Issues of daily life relegated to background

Mostafa Kamal Majumder
The British High Commissioner to Bangladesh Robert Gibson in a statement issued yesterday expressed his ‘sadness’ over the violence and the number of ‘senseless and unnecessary’ deaths of the past few days and called upon all parties to resolve their differences through constructive and peaceful dialogue so that Bangladesh’s democratic ‘credentials and stability’ do not get undermined.In a similar statement issued on the day before the Washington-based Human Rights Watch urged the government and the Jamaat-e-Islaami party to act urgently to ensure that security forces and party supporters do not engage in further acts of violence, which led to the death of dozens of people since February 28.
But the senseless clashes and with those death figures have continued to mount. At least 18 more people were reported killed on Sunday in firing and beating at different places. They included two who succumbed to their injuries received in earlier clashes.
While the Main opposition BNP has called hartal for Tuesday terming the death of about 50 people during hartal hours on last Thursday as genocide; the leaders of the ruling Bangladesh Awami League and its allies have accused it of trying to protect those accused of war crimes.
Apart from clashes of law enforcers with pro-hartal activists, vandalising of homes of political rivals as well members of the minority community was reported on Saturday prompting the High Court to direct the government to ensure full security for Hindu households and their temples which were attacked and vandalised on Thursday at Noakhali’s Begumganj.
Of the deaths reported yesterday six were from Bogra where four police outposts and the Shahjahanpur police station was attacked, the railway station and the Trade Fair stalls set on fire. The army was called out to guard the Shahjahanpur police station. Section 144 was clamped in the district town.
One policeman and an Islami Chhatra Shibir leader were Killed in Jhenidah. Constable Omar Faruque was killed in Harinakundu upazila when police intervened to check a Jamaat-Shibir attack on the Upazilla Health Complex.
Three hartal activists were killed and 22 others received bullet wounds in clash in Joypurhat while two others were killed in Rajshahi. In Sreepur upazila of Gazipur Shibir leader Abdur Razzak, 24, was run over by a truck while picketing on Dhaka-Mymensingh highway.

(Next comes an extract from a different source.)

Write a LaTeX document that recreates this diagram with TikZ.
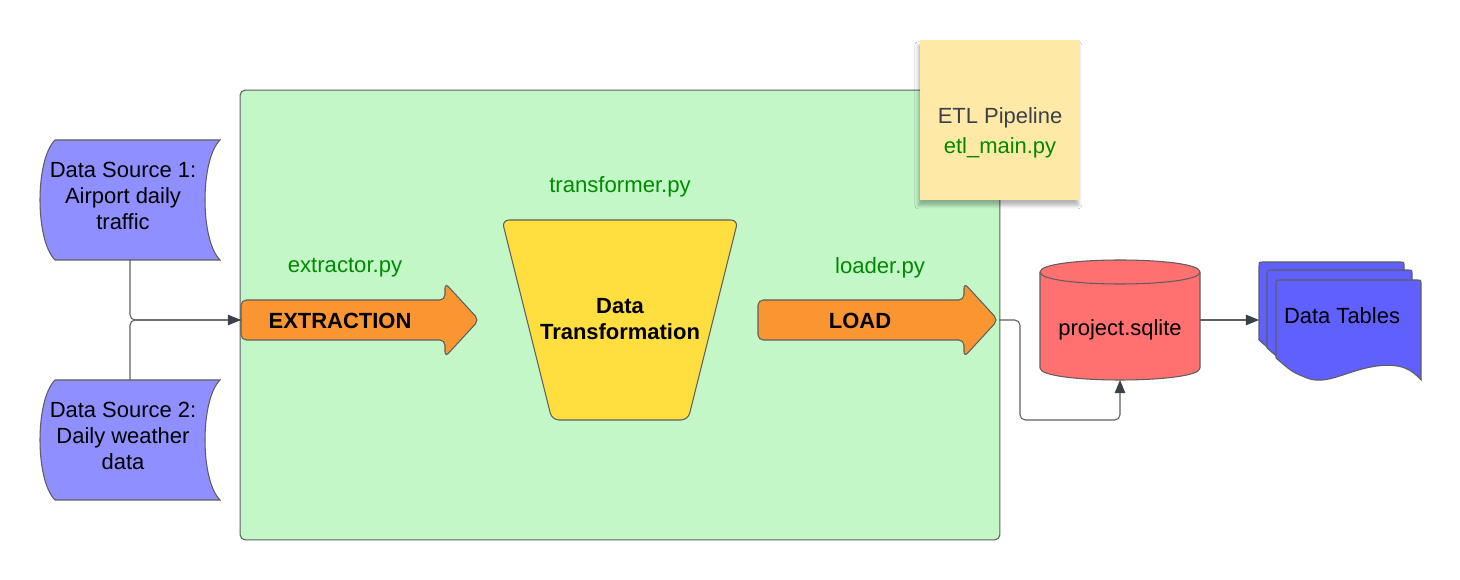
\documentclass[tikz,border=0pt]{standalone}
\usepackage{fontspec}
\setmainfont{Liberation Sans}
\usetikzlibrary{arrows.meta,shadows.blur}
\definecolor{dsblue}{RGB}{143,143,255}
\definecolor{tblue}{RGB}{96,96,255}
\definecolor{boxgreen}{RGB}{195,247,200}
\definecolor{orangeA}{RGB}{250,150,50}
\definecolor{yellowT}{RGB}{255,223,64}
\definecolor{stickyY}{RGB}{254,233,166}
\definecolor{cylred}{RGB}{255,112,112}
\definecolor{codegreen}{RGB}{0,138,0}
\definecolor{linegray}{RGB}{94,94,94}
\definecolor{tipgray}{RGB}{58,65,74}
\definecolor{notetext}{RGB}{58,65,74}
\begin{document}
\begin{tikzpicture}[x=0.02cm,y=-0.02cm,
  shapeline/.style={draw=linegray,line width=0.6pt},
  lbl/.style={font=\fontsize{12.6}{15}\selectfont,text=codegreen,inner sep=0pt},
  body/.style={font=\fontsize{12.5}{14.7}\selectfont,align=center,inner sep=0pt},
  boldlbl/.style={font=\fontsize{12.5}{15.3}\selectfont\bfseries,align=center,inner sep=0pt},
  conn/.style={draw=linegray,line width=0.6pt,rounded corners=3pt},
  tipped/.style={-{Triangle[length=7.5pt,width=6pt,fill=tipgray,color=tipgray]}},
  anchorbox/.style={inner sep=0pt,outer sep=0pt}]
\useasboundingbox (0,0) rectangle (1460,580);
\fill[white] (0,0) rectangle (1460,580);

% ETL container
\node[anchorbox,fill=boxgreen,draw=linegray,line width=0.6pt,rounded corners=3pt,
      minimum width=15.2cm,minimum height=9cm] (etl) at (620,315) {};

% sticky note
\node[anchorbox,fill=stickyY,minimum width=3.2cm,minimum height=3.2cm,
      blur shadow={shadow xshift=-1pt,shadow yshift=-3pt,shadow blur radius=2pt,shadow opacity=30}] (note) at (1000,120) {};
\node[body,text=notetext,font=\fontsize{12.5}{17}\selectfont] (notetxt) at (1000,133) {ETL Pipeline\\\textcolor{codegreen}{etl\_main.py}};

% labels
\node[lbl] (extlbl) at (345,268) {extractor.py};
\node[lbl] (trlbl) at (620,187) {transformer.py};
\node[lbl] (loadlbl) at (880,268) {loader.py};

% data sources
\filldraw[shapeline,fill=dsblue] (55,140) -- (220,140) .. controls (200,160) and (200,240) .. (220,260)
   -- (55,260) .. controls (35,240) and (35,160) .. (55,140) -- cycle;
\filldraw[shapeline,fill=dsblue] (55,380) -- (220,380) .. controls (200,400) and (200,480) .. (220,500)
   -- (55,500) .. controls (35,480) and (35,400) .. (55,380) -- cycle;
\node[anchorbox,minimum width=3.6cm,minimum height=2.4cm] (ds1) at (130,200) {};
\node[anchorbox,minimum width=3.6cm,minimum height=2.4cm] (ds2) at (130,440) {};
\node[body] (ds1txt) at (123,196) {Data Source 1:\\Airport daily\\traffic};
\node[body] (ds2txt) at (123,436) {Data Source 2:\\Daily weather\\data};

% extraction arrow
\filldraw[shapeline,fill=orangeA,rounded corners=3pt] (241,300) -- (445,300) -- (445,283) -- (479,320)
   -- (445,357) -- (445,340) -- (241,340) -- cycle;
\coordinate (extin) at (241,320);
\node[boldlbl] (ext) at (340,321) {EXTRACTION};

% transformation trapezoid
\filldraw[shapeline,fill=yellowT,rounded corners=4pt] (502,220) -- (738,220) -- (688,420) -- (552,420) -- cycle;
\node[boldlbl] (trans) at (620,319) {Data\\Transformation};

% load arrow
\filldraw[shapeline,fill=orangeA,rounded corners=3pt] (758,300) -- (964,300) -- (964,283) -- (998,320)
   -- (964,357) -- (964,340) -- (758,340) -- cycle;
\coordinate (loadtip) at (999,320);
\node[boldlbl] (load) at (860,321) {LOAD};

% cylinder
\filldraw[shapeline,fill=cylred] (1040,272) -- (1040,368) .. controls (1040,384) and (1200,384) .. (1200,368)
   -- (1200,272) .. controls (1200,256) and (1040,256) .. (1040,272) -- cycle;
\draw[shapeline] (1040,272) .. controls (1040,288) and (1200,288) .. (1200,272);
\node[anchorbox,minimum width=3.2cm,minimum height=2.16cm] (cyl) at (1120,326) {};
\node[body] (cyltxt) at (1120,330) {project.sqlite};

% data tables (stacked documents)
\foreach \dx/\dy in {0/0,8/8,17/18}{
  \filldraw[shapeline,fill=tblue] ({1259+\dx},{340+\dy}) -- ({1259+\dx},{266+\dy})
     .. controls ({1259+\dx},{262+\dy}) .. ({1263+\dx},{262+\dy}) -- ({1400+\dx},{262+\dy})
     .. controls ({1404+\dx},{262+\dy}) .. ({1404+\dx},{266+\dy}) -- ({1404+\dx},{362+\dy})
     .. controls ({1395+\dx},{352+\dy}) and ({1385+\dx},{345+\dy}) .. ({1360+\dx},{348+\dy})
     .. controls ({1330+\dx},{352+\dy}) and ({1310+\dx},{368+\dy}) .. ({1290+\dx},{360+\dy})
     .. controls ({1275+\dx},{354+\dy}) .. ({1259+\dx},{340+\dy}) -- cycle;
}
\node[anchorbox,minimum width=3.24cm,minimum height=2.4cm] (tables) at (1340,320) {};
\node[body] (tabtxt) at (1342,316) {Data Tables};

% connectors
\draw[conn] (ds1.south) |- (extin);
\draw[conn,tipped] (ds2.north) |- (extin);
\draw[conn,tipped] (loadtip) -- (1020,320) -- (1020,420) -- (1120,420) -- (cyl.south);
\draw[conn,tipped] (cyl.east |- tables.west) -- (tables.west);
\end{tikzpicture}
\end{document}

Meanwhile, twenty-seven business bodies including the apex body, the Federation of Bangladesh Chambers of Commerce and Industries (FBCCI), have asked the Jamaat-e-Islami and the BNP to withdraw their nationwide strikes to help keep wheels of production running. No respite however was in sight.
As the statements of one foreign diplomat, an international human rights organisation and 27 trade bodies of the country clearly indicate, safety of life and property and the issues of daily life have been relegated to the background because of the apparent struggles for clinging on to or returning to the bastions of power have come to the fore. Let good sense prevail on all parties.